[Provided data]:
# # # # # # #

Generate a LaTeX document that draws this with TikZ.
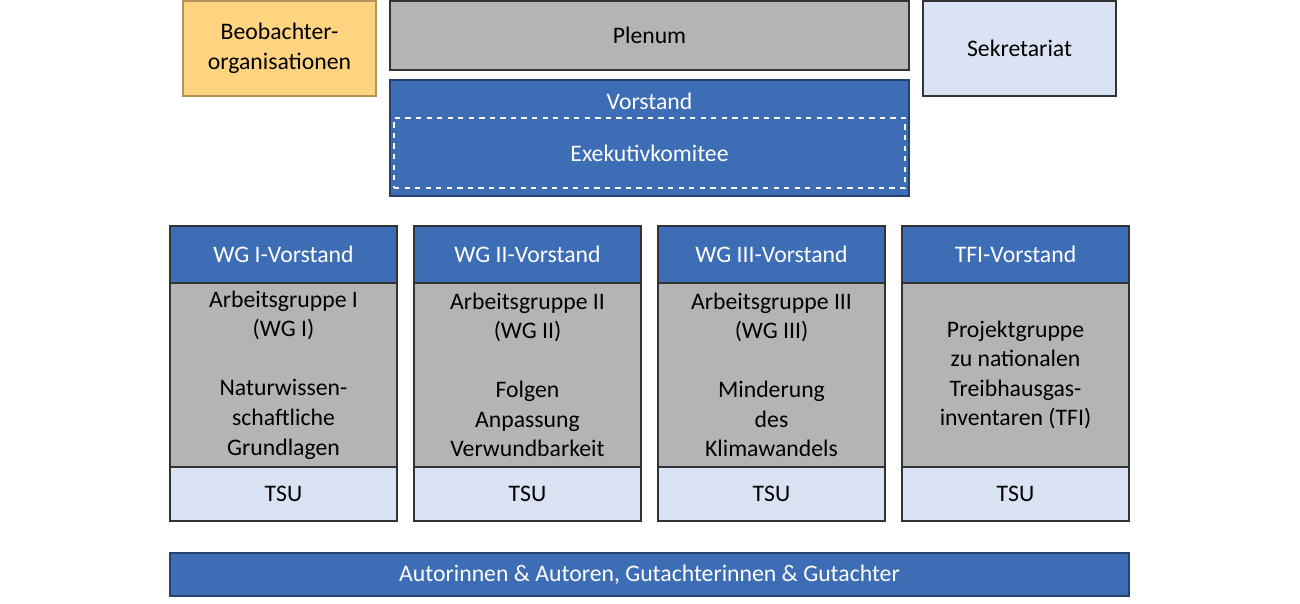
\documentclass[tikz,border=0pt]{standalone}
\usepackage{fontspec}
\setmainfont{Carlito}
\definecolor{ipccblue}{HTML}{3D6DB5}
\definecolor{ipcclight}{HTML}{DAE3F3}
\definecolor{ipccgray}{HTML}{B4B4B4}
\definecolor{ipccorange}{HTML}{FFD480}
\tikzset{
  box/.style={draw=black!80, line width=0.8pt, inner sep=0pt, align=center, font=\fontsize{13.5}{16.8}\selectfont},
  bluebox/.style={box, fill=ipccblue, text=white, draw=ipccblue!60!black},
  graybox/.style={box, fill=ipccgray},
  lightbox/.style={box, fill=ipcclight}
}
\begin{document}
\begin{tikzpicture}[x=0.02cm, y=-0.02cm]
  \useasboundingbox (0,0) rectangle (1300,603);
  % top row
  \node[box, fill=ipccorange, draw=ipccorange!70!black, minimum width=193*0.02cm, minimum height=95*0.02cm] (observers) at (279.5,48.5) {Beobachter-\\organisationen};
  \node[graybox, minimum width=519*0.02cm, minimum height=69*0.02cm] (plenum) at (649.5,35.5) {Plenum};
  \node[lightbox, minimum width=193*0.02cm, minimum height=95*0.02cm] (secretariat) at (1019.5,48.5) {Sekretariat};
  \node[bluebox, minimum width=519*0.02cm, minimum height=116*0.02cm] (bureau) at (649.5,138) {};
  \node[text=white, font=\fontsize{13.5}{16.8}\selectfont] (bureautitle) at (649.5,101) {Vorstand};
  \node[draw=white, dashed, line width=0.8pt, minimum width=511*0.02cm, minimum height=70*0.02cm, text=white, font=\fontsize{13.5}{16.8}\selectfont] (excom) at (649.5,153) {Exekutivkomitee};
  % working groups
  \foreach \i/\x/\head/\body in {
    1/283.5/{WG I-Vorstand}/{Arbeitsgruppe I\\(WG I)\\[16.8pt]Naturwissen-\\schaftliche\\Grundlagen},
    2/527.5/{WG II-Vorstand}/{Arbeitsgruppe II\\(WG II)\\[16.8pt]Folgen\\Anpassung\\Verwundbarkeit},
    3/771.5/{WG III-Vorstand}/{Arbeitsgruppe III\\(WG III)\\[16.8pt]Minderung\\des\\Klimawandels},
    4/1015.5/{TFI-Vorstand}/{Projektgruppe\\zu nationalen\\Treibhausgas-\\inventaren (TFI)}} {
    \node[bluebox, draw=black!80, minimum width=227*0.02cm, minimum height=57*0.02cm] (head\i) at (\x,254.5) {\head};
    \node[graybox, minimum width=227*0.02cm, minimum height=184*0.02cm] (wg\i) at (\x,375) {\body};
    \node[lightbox, minimum width=227*0.02cm, minimum height=54*0.02cm] (tsu\i) at (\x,494) {TSU};
  }
  % authors
  \node[bluebox, minimum width=959*0.02cm, minimum height=43*0.02cm] (authors) at (649.5,574.5) {Autorinnen \& Autoren, Gutachterinnen \& Gutachter};
\end{tikzpicture}
\end{document}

# # # # # # #

[Exercise prompt]: Would you return the data exactly as written, without the pictures?

[Solved problem]:
Generate a LaTeX document that draws this with TikZ.
\documentclass[tikz,border=0pt]{standalone}
\usepackage{fontspec}
\setmainfont{Carlito}
\definecolor{ipccblue}{HTML}{3D6DB5}
\definecolor{ipcclight}{HTML}{DAE3F3}
\definecolor{ipccgray}{HTML}{B4B4B4}
\definecolor{ipccorange}{HTML}{FFD480}
\tikzset{
  box/.style={draw=black!80, line width=0.8pt, inner sep=0pt, align=center, font=\fontsize{13.5}{16.8}\selectfont},
  bluebox/.style={box, fill=ipccblue, text=white, draw=ipccblue!60!black},
  graybox/.style={box, fill=ipccgray},
  lightbox/.style={box, fill=ipcclight}
}
\begin{document}
\begin{tikzpicture}[x=0.02cm, y=-0.02cm]
  \useasboundingbox (0,0) rectangle (1300,603);
  % top row
  \node[box, fill=ipccorange, draw=ipccorange!70!black, minimum width=193*0.02cm, minimum height=95*0.02cm] (observers) at (279.5,48.5) {Beobachter-\\organisationen};
  \node[graybox, minimum width=519*0.02cm, minimum height=69*0.02cm] (plenum) at (649.5,35.5) {Plenum};
  \node[lightbox, minimum width=193*0.02cm, minimum height=95*0.02cm] (secretariat) at (1019.5,48.5) {Sekretariat};
  \node[bluebox, minimum width=519*0.02cm, minimum height=116*0.02cm] (bureau) at (649.5,138) {};
  \node[text=white, font=\fontsize{13.5}{16.8}\selectfont] (bureautitle) at (649.5,101) {Vorstand};
  \node[draw=white, dashed, line width=0.8pt, minimum width=511*0.02cm, minimum height=70*0.02cm, text=white, font=\fontsize{13.5}{16.8}\selectfont] (excom) at (649.5,153) {Exekutivkomitee};
  % working groups
  \foreach \i/\x/\head/\body in {
    1/283.5/{WG I-Vorstand}/{Arbeitsgruppe I\\(WG I)\\[16.8pt]Naturwissen-\\schaftliche\\Grundlagen},
    2/527.5/{WG II-Vorstand}/{Arbeitsgruppe II\\(WG II)\\[16.8pt]Folgen\\Anpassung\\Verwundbarkeit},
    3/771.5/{WG III-Vorstand}/{Arbeitsgruppe III\\(WG III)\\[16.8pt]Minderung\\des\\Klimawandels},
    4/1015.5/{TFI-Vorstand}/{Projektgruppe\\zu nationalen\\Treibhausgas-\\inventaren (TFI)}} {
    \node[bluebox, draw=black!80, minimum width=227*0.02cm, minimum height=57*0.02cm] (head\i) at (\x,254.5) {\head};
    \node[graybox, minimum width=227*0.02cm, minimum height=184*0.02cm] (wg\i) at (\x,375) {\body};
    \node[lightbox, minimum width=227*0.02cm, minimum height=54*0.02cm] (tsu\i) at (\x,494) {TSU};
  }
  % authors
  \node[bluebox, minimum width=959*0.02cm, minimum height=43*0.02cm] (authors) at (649.5,574.5) {Autorinnen \& Autoren, Gutachterinnen \& Gutachter};
\end{tikzpicture}
\end{document}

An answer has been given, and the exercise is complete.